◆ **Data excerpt**:
══════

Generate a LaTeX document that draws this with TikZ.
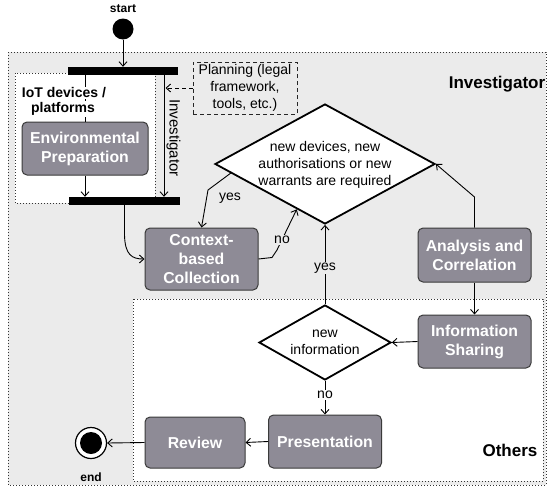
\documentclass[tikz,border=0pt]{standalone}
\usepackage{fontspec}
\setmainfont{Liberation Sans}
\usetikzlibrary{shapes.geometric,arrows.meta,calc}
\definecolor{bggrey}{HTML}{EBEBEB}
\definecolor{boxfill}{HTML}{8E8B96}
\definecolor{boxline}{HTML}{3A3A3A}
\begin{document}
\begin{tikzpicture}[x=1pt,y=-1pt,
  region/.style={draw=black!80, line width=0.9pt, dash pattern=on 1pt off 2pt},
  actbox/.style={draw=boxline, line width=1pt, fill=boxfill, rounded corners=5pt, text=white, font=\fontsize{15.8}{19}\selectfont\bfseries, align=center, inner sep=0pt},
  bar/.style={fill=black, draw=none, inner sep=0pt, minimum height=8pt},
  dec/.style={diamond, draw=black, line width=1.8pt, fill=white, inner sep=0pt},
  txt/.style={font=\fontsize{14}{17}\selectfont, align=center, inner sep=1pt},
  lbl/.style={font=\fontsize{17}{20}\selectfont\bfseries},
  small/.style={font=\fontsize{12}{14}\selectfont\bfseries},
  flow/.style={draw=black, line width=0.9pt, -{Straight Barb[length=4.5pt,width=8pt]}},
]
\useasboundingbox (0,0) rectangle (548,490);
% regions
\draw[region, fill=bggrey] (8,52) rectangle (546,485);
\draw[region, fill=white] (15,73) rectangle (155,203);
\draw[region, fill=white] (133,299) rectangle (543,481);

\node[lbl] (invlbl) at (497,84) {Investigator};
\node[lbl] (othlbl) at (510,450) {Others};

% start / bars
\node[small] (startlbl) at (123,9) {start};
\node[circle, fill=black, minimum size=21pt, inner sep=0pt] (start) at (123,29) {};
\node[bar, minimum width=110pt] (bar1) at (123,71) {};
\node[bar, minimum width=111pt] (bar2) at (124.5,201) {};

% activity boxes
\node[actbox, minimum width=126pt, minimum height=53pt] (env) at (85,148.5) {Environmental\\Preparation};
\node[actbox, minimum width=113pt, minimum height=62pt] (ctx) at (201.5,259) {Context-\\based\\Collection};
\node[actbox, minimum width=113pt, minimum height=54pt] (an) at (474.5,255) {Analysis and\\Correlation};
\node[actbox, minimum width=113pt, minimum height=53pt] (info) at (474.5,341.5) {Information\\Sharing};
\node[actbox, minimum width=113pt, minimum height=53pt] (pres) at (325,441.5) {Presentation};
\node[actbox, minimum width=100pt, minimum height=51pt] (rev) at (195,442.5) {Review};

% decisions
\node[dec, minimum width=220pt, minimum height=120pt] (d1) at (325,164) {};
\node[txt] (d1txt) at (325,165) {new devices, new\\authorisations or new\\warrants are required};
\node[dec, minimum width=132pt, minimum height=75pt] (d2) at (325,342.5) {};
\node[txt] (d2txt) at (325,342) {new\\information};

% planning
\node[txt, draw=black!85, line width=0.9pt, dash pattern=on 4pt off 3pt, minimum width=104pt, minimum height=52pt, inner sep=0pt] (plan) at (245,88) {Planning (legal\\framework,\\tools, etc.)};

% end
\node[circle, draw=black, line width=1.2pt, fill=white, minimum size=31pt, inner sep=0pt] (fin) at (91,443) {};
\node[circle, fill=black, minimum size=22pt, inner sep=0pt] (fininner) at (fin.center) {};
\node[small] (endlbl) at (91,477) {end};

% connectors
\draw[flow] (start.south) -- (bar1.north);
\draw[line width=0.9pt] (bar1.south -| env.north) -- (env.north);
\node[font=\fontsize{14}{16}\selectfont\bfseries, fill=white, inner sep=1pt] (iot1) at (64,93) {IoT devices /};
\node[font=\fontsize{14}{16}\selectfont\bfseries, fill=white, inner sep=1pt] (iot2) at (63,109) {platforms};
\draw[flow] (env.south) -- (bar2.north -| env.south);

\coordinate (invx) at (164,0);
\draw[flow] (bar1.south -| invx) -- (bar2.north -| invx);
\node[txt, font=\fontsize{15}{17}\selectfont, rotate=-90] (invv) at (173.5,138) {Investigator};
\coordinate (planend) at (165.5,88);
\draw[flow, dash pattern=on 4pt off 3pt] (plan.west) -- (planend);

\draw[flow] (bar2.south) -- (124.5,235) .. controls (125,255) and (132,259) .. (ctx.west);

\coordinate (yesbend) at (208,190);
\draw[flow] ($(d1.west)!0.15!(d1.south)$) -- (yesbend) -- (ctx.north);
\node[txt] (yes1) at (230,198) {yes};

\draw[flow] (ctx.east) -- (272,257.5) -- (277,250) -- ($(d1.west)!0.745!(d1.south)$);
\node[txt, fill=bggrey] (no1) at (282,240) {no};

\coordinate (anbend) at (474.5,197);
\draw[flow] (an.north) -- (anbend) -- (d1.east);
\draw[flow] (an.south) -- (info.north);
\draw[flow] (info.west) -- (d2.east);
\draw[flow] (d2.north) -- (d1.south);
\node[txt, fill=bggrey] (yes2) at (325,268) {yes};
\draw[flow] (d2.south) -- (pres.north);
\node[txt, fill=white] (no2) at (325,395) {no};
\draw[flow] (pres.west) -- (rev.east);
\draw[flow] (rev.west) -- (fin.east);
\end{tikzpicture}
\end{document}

══════

◆ **The problem**: Transcribe the whole listing exactly. Pictures are excluded.

◆ **Answer to this exercise**:
Generate a LaTeX document that draws this with TikZ.
\documentclass[tikz,border=0pt]{standalone}
\usepackage{fontspec}
\setmainfont{Liberation Sans}
\usetikzlibrary{shapes.geometric,arrows.meta,calc}
\definecolor{bggrey}{HTML}{EBEBEB}
\definecolor{boxfill}{HTML}{8E8B96}
\definecolor{boxline}{HTML}{3A3A3A}
\begin{document}
\begin{tikzpicture}[x=1pt,y=-1pt,
  region/.style={draw=black!80, line width=0.9pt, dash pattern=on 1pt off 2pt},
  actbox/.style={draw=boxline, line width=1pt, fill=boxfill, rounded corners=5pt, text=white, font=\fontsize{15.8}{19}\selectfont\bfseries, align=center, inner sep=0pt},
  bar/.style={fill=black, draw=none, inner sep=0pt, minimum height=8pt},
  dec/.style={diamond, draw=black, line width=1.8pt, fill=white, inner sep=0pt},
  txt/.style={font=\fontsize{14}{17}\selectfont, align=center, inner sep=1pt},
  lbl/.style={font=\fontsize{17}{20}\selectfont\bfseries},
  small/.style={font=\fontsize{12}{14}\selectfont\bfseries},
  flow/.style={draw=black, line width=0.9pt, -{Straight Barb[length=4.5pt,width=8pt]}},
]
\useasboundingbox (0,0) rectangle (548,490);
% regions
\draw[region, fill=bggrey] (8,52) rectangle (546,485);
\draw[region, fill=white] (15,73) rectangle (155,203);
\draw[region, fill=white] (133,299) rectangle (543,481);

\node[lbl] (invlbl) at (497,84) {Investigator};
\node[lbl] (othlbl) at (510,450) {Others};

% start / bars
\node[small] (startlbl) at (123,9) {start};
\node[circle, fill=black, minimum size=21pt, inner sep=0pt] (start) at (123,29) {};
\node[bar, minimum width=110pt] (bar1) at (123,71) {};
\node[bar, minimum width=111pt] (bar2) at (124.5,201) {};

% activity boxes
\node[actbox, minimum width=126pt, minimum height=53pt] (env) at (85,148.5) {Environmental\\Preparation};
\node[actbox, minimum width=113pt, minimum height=62pt] (ctx) at (201.5,259) {Context-\\based\\Collection};
\node[actbox, minimum width=113pt, minimum height=54pt] (an) at (474.5,255) {Analysis and\\Correlation};
\node[actbox, minimum width=113pt, minimum height=53pt] (info) at (474.5,341.5) {Information\\Sharing};
\node[actbox, minimum width=113pt, minimum height=53pt] (pres) at (325,441.5) {Presentation};
\node[actbox, minimum width=100pt, minimum height=51pt] (rev) at (195,442.5) {Review};

% decisions
\node[dec, minimum width=220pt, minimum height=120pt] (d1) at (325,164) {};
\node[txt] (d1txt) at (325,165) {new devices, new\\authorisations or new\\warrants are required};
\node[dec, minimum width=132pt, minimum height=75pt] (d2) at (325,342.5) {};
\node[txt] (d2txt) at (325,342) {new\\information};

% planning
\node[txt, draw=black!85, line width=0.9pt, dash pattern=on 4pt off 3pt, minimum width=104pt, minimum height=52pt, inner sep=0pt] (plan) at (245,88) {Planning (legal\\framework,\\tools, etc.)};

% end
\node[circle, draw=black, line width=1.2pt, fill=white, minimum size=31pt, inner sep=0pt] (fin) at (91,443) {};
\node[circle, fill=black, minimum size=22pt, inner sep=0pt] (fininner) at (fin.center) {};
\node[small] (endlbl) at (91,477) {end};

% connectors
\draw[flow] (start.south) -- (bar1.north);
\draw[line width=0.9pt] (bar1.south -| env.north) -- (env.north);
\node[font=\fontsize{14}{16}\selectfont\bfseries, fill=white, inner sep=1pt] (iot1) at (64,93) {IoT devices /};
\node[font=\fontsize{14}{16}\selectfont\bfseries, fill=white, inner sep=1pt] (iot2) at (63,109) {platforms};
\draw[flow] (env.south) -- (bar2.north -| env.south);

\coordinate (invx) at (164,0);
\draw[flow] (bar1.south -| invx) -- (bar2.north -| invx);
\node[txt, font=\fontsize{15}{17}\selectfont, rotate=-90] (invv) at (173.5,138) {Investigator};
\coordinate (planend) at (165.5,88);
\draw[flow, dash pattern=on 4pt off 3pt] (plan.west) -- (planend);

\draw[flow] (bar2.south) -- (124.5,235) .. controls (125,255) and (132,259) .. (ctx.west);

\coordinate (yesbend) at (208,190);
\draw[flow] ($(d1.west)!0.15!(d1.south)$) -- (yesbend) -- (ctx.north);
\node[txt] (yes1) at (230,198) {yes};

\draw[flow] (ctx.east) -- (272,257.5) -- (277,250) -- ($(d1.west)!0.745!(d1.south)$);
\node[txt, fill=bggrey] (no1) at (282,240) {no};

\coordinate (anbend) at (474.5,197);
\draw[flow] (an.north) -- (anbend) -- (d1.east);
\draw[flow] (an.south) -- (info.north);
\draw[flow] (info.west) -- (d2.east);
\draw[flow] (d2.north) -- (d1.south);
\node[txt, fill=bggrey] (yes2) at (325,268) {yes};
\draw[flow] (d2.south) -- (pres.north);
\node[txt, fill=white] (no2) at (325,395) {no};
\draw[flow] (pres.west) -- (rev.east);
\draw[flow] (rev.west) -- (fin.east);
\end{tikzpicture}
\end{document}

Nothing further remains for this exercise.